§ **Direction**: Retype only what runs from the beginning of the data through the line with "import seaborn as sns"; please omit the pictures and keep every line exact.

§ **Records with drawing code**:

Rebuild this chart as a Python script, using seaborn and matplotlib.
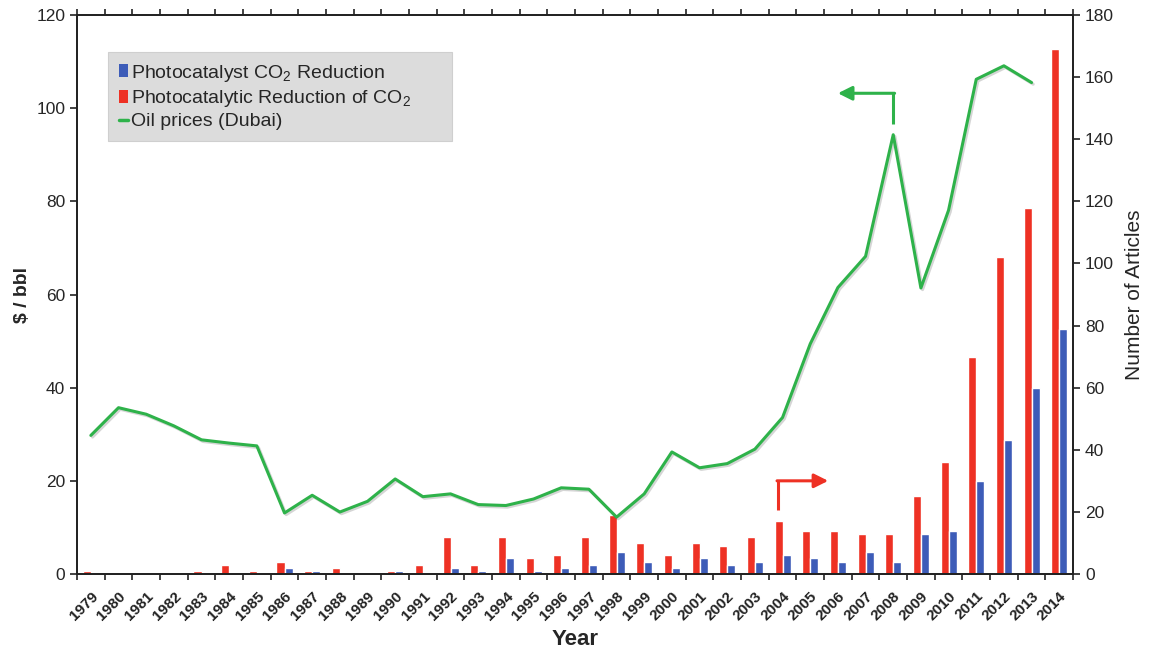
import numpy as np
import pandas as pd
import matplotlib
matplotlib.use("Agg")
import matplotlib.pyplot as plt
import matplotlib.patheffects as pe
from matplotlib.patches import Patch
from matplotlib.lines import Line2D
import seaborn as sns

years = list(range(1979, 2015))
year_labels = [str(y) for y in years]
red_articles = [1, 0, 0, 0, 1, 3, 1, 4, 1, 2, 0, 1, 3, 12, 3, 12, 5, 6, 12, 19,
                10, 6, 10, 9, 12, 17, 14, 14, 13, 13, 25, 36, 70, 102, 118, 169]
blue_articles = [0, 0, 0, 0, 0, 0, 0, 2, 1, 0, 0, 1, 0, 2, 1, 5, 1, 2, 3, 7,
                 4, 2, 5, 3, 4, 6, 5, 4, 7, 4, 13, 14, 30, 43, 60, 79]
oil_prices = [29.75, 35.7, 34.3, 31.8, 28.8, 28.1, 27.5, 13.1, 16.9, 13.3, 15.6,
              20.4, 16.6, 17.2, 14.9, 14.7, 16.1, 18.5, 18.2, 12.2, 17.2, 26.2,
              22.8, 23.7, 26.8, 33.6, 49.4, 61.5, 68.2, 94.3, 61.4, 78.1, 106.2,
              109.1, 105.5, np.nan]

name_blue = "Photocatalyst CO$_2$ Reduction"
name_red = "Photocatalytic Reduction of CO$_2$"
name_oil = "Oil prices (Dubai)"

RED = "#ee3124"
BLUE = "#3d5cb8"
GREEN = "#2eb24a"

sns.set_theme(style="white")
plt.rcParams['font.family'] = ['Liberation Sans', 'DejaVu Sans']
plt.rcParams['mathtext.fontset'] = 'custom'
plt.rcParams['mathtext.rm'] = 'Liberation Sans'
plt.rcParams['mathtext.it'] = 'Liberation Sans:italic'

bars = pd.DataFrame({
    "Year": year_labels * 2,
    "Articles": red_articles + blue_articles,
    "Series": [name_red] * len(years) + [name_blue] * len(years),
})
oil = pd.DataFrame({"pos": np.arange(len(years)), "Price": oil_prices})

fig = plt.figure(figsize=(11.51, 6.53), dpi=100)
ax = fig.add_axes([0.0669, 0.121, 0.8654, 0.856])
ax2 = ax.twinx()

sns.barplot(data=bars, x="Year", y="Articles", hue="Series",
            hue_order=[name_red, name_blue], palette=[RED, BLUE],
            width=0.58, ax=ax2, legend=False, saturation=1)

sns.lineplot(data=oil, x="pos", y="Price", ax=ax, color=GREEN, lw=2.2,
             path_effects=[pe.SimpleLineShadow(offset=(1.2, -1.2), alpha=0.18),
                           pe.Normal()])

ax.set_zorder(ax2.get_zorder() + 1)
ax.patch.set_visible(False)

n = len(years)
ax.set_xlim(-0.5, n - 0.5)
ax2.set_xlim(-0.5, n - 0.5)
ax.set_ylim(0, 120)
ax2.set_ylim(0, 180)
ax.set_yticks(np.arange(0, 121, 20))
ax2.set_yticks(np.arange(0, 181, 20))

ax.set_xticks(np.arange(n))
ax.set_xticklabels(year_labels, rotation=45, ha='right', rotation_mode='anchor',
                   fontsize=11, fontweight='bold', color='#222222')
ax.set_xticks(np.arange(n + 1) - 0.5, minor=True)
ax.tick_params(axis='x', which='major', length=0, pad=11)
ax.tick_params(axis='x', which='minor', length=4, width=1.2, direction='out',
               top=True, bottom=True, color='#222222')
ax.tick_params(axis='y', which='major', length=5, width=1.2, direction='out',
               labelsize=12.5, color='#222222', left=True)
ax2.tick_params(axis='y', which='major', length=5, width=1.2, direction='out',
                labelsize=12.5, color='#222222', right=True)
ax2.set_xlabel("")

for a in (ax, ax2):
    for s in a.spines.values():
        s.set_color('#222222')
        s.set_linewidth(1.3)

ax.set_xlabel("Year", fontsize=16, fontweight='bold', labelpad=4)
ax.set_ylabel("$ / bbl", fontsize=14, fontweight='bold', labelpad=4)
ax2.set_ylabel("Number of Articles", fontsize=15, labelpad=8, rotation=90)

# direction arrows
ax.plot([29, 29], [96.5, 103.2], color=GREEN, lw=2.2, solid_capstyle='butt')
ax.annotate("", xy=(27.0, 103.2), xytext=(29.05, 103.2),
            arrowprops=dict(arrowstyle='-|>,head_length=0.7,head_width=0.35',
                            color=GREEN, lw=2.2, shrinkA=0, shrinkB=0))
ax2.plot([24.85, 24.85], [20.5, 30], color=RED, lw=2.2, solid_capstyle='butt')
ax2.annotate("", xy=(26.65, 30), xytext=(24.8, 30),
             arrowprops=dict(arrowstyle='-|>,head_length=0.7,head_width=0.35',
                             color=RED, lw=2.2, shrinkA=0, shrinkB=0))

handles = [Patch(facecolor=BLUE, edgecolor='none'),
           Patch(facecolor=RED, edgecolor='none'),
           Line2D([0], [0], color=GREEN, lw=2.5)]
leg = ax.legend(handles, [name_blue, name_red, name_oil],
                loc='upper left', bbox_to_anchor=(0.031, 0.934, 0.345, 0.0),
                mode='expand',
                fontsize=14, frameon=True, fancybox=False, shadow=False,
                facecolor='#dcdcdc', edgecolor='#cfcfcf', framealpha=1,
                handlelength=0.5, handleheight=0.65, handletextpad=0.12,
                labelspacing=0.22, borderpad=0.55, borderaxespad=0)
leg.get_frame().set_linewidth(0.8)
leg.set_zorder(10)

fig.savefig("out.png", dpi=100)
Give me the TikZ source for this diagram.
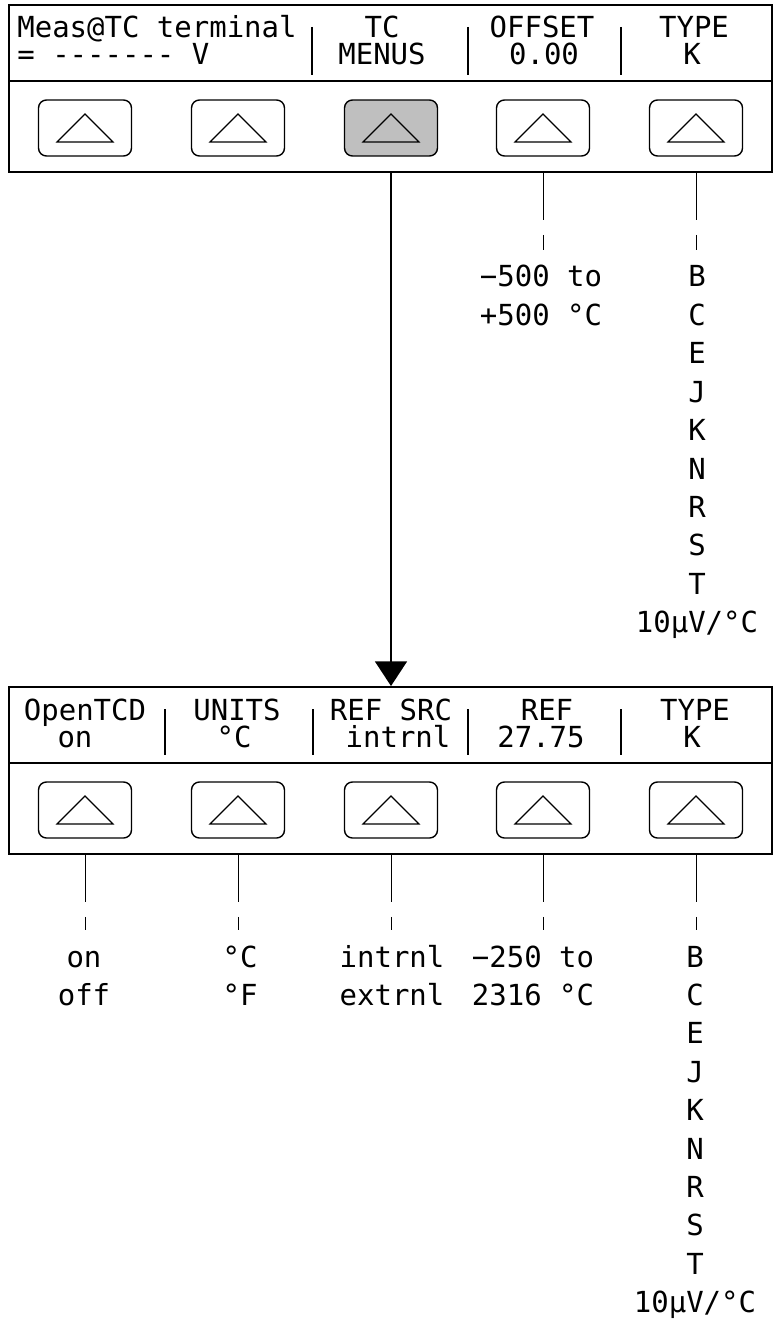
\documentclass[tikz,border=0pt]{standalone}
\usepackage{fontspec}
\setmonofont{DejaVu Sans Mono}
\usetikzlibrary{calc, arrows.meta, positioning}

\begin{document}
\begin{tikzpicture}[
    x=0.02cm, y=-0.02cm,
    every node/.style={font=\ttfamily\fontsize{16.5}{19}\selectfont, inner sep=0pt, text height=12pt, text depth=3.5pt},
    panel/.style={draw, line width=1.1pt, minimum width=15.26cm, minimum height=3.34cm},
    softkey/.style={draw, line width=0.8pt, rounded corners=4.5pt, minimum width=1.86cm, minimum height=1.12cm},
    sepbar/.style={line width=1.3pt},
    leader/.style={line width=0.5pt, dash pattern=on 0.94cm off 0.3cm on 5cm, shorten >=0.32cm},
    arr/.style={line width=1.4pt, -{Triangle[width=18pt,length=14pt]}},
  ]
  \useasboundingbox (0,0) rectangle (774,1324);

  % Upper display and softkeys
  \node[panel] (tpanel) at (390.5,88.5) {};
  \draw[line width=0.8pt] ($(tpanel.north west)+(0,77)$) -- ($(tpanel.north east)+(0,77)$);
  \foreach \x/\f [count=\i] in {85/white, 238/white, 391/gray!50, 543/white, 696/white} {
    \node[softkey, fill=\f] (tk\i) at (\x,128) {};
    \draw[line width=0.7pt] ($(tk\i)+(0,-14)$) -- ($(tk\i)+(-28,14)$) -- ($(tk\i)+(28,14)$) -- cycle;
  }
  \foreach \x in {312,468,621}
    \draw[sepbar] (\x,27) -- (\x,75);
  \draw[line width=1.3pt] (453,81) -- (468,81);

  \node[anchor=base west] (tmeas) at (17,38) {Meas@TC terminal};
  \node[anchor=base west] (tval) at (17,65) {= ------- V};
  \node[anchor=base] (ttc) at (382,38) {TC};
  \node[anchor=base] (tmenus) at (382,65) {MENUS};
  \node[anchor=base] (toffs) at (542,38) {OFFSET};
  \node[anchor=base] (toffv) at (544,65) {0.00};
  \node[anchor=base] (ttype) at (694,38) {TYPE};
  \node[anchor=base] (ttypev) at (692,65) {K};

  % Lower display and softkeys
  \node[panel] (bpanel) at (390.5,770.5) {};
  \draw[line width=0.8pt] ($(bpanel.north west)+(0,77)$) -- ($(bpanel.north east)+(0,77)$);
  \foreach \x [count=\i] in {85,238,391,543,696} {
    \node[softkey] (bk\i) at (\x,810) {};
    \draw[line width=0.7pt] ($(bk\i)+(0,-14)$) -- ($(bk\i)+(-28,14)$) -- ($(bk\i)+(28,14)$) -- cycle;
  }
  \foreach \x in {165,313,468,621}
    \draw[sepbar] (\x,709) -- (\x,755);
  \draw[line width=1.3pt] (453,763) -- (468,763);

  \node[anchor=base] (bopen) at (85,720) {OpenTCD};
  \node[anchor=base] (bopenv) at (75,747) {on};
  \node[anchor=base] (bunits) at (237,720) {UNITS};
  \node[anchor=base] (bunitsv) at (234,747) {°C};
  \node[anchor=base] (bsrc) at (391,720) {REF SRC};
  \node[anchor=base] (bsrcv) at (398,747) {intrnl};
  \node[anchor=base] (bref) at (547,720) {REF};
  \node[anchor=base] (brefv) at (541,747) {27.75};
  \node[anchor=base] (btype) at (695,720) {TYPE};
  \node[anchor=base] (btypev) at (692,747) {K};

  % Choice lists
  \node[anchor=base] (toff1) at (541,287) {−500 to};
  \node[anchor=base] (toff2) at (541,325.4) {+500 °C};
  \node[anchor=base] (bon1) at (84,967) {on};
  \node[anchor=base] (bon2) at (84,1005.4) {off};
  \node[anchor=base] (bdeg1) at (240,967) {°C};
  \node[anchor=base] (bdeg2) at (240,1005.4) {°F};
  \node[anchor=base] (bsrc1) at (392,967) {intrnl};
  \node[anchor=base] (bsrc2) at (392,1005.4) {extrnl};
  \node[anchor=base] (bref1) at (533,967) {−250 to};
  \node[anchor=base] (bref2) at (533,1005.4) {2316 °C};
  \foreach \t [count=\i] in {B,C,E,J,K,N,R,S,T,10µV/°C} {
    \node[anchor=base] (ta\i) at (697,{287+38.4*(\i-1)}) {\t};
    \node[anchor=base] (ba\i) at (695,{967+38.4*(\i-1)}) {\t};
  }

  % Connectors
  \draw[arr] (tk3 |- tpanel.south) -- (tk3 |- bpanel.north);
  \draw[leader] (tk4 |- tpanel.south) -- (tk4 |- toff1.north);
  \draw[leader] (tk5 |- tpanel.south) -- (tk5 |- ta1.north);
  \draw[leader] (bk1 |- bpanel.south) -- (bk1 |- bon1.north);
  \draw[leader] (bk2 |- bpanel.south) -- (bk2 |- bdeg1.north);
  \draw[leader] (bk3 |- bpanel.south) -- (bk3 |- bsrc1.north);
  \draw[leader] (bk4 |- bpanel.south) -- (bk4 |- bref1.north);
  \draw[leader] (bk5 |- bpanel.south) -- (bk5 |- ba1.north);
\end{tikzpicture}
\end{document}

§ **Final answer**:
Rebuild this chart as a Python script, using seaborn and matplotlib.
import numpy as np
import pandas as pd
import matplotlib
matplotlib.use("Agg")
import matplotlib.pyplot as plt
import matplotlib.patheffects as pe
from matplotlib.patches import Patch
from matplotlib.lines import Line2D
import seaborn as sns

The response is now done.